Provided data:
============

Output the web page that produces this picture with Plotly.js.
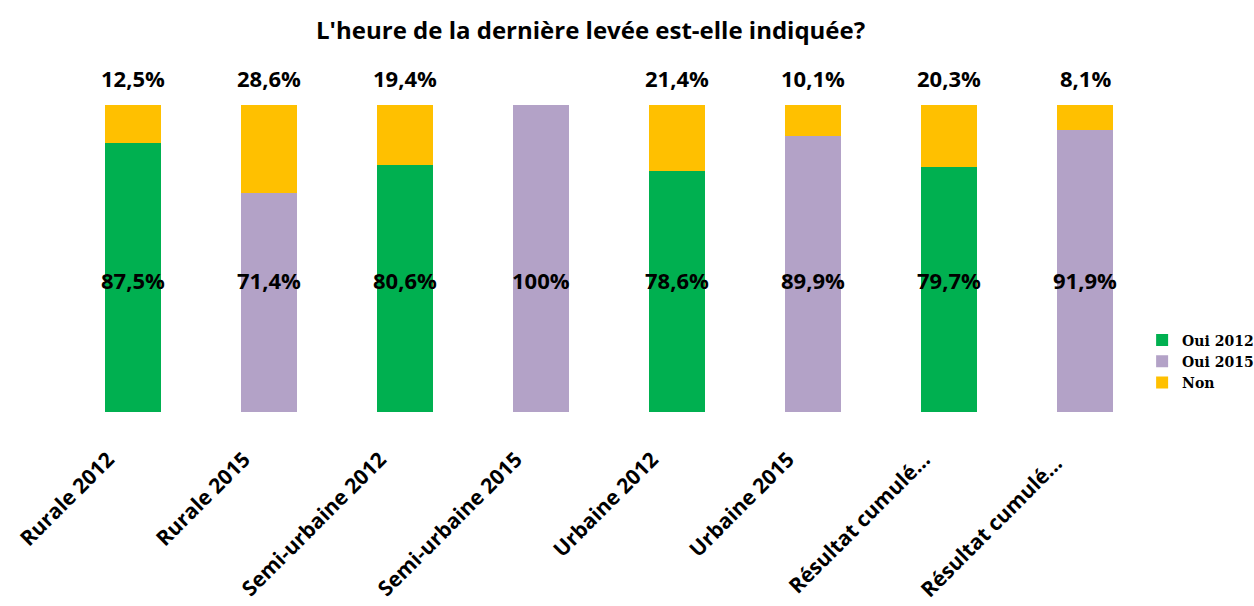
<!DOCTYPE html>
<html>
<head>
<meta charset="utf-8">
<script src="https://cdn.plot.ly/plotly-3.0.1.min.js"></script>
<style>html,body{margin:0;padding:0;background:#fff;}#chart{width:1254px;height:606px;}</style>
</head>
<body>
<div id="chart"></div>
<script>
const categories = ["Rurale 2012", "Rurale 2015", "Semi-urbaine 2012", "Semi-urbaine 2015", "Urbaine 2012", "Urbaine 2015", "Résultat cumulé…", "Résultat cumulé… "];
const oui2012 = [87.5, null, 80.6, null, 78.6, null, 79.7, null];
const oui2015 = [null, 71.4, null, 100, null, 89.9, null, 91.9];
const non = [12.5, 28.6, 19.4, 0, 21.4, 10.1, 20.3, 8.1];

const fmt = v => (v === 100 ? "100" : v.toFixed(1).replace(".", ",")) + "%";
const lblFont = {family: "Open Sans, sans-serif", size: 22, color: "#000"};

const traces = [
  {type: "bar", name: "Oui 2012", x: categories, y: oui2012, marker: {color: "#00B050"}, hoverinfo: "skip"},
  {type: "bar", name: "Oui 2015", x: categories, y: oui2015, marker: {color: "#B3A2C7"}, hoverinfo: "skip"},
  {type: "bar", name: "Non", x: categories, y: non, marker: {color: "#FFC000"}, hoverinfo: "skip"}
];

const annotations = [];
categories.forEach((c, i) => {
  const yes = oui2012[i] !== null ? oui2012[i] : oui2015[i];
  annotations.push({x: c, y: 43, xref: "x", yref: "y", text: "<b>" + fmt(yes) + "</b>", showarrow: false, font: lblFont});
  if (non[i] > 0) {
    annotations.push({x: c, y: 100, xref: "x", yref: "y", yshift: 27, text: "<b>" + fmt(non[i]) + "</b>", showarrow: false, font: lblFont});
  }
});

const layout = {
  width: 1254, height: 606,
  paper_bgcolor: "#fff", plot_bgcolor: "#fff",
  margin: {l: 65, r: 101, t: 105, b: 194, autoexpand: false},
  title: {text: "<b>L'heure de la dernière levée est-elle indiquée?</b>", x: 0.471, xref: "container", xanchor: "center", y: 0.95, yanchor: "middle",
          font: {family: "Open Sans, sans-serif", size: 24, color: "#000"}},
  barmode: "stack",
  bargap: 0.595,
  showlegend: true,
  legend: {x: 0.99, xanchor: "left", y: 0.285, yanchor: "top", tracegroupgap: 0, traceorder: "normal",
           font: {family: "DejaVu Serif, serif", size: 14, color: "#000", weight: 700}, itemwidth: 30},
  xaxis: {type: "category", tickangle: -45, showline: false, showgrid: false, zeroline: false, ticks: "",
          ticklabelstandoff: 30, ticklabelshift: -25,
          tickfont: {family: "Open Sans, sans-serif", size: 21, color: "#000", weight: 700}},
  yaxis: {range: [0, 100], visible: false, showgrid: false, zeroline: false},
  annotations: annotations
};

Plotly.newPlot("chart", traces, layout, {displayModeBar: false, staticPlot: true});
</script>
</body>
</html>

============

Your goal: Reproduce the data above word for word from its first line through the line that holds "const non = [12.5, 28.6, 19.4, 0, 21.4, 10.1, 20.3, 8.1];", both ends included; skip pictures.

Answer to the exercise:
Output the web page that produces this picture with Plotly.js.
<!DOCTYPE html>
<html>
<head>
<meta charset="utf-8">
<script src="https://cdn.plot.ly/plotly-3.0.1.min.js"></script>
<style>html,body{margin:0;padding:0;background:#fff;}#chart{width:1254px;height:606px;}</style>
</head>
<body>
<div id="chart"></div>
<script>
const categories = ["Rurale 2012", "Rurale 2015", "Semi-urbaine 2012", "Semi-urbaine 2015", "Urbaine 2012", "Urbaine 2015", "Résultat cumulé…", "Résultat cumulé… "];
const oui2012 = [87.5, null, 80.6, null, 78.6, null, 79.7, null];
const oui2015 = [null, 71.4, null, 100, null, 89.9, null, 91.9];
const non = [12.5, 28.6, 19.4, 0, 21.4, 10.1, 20.3, 8.1];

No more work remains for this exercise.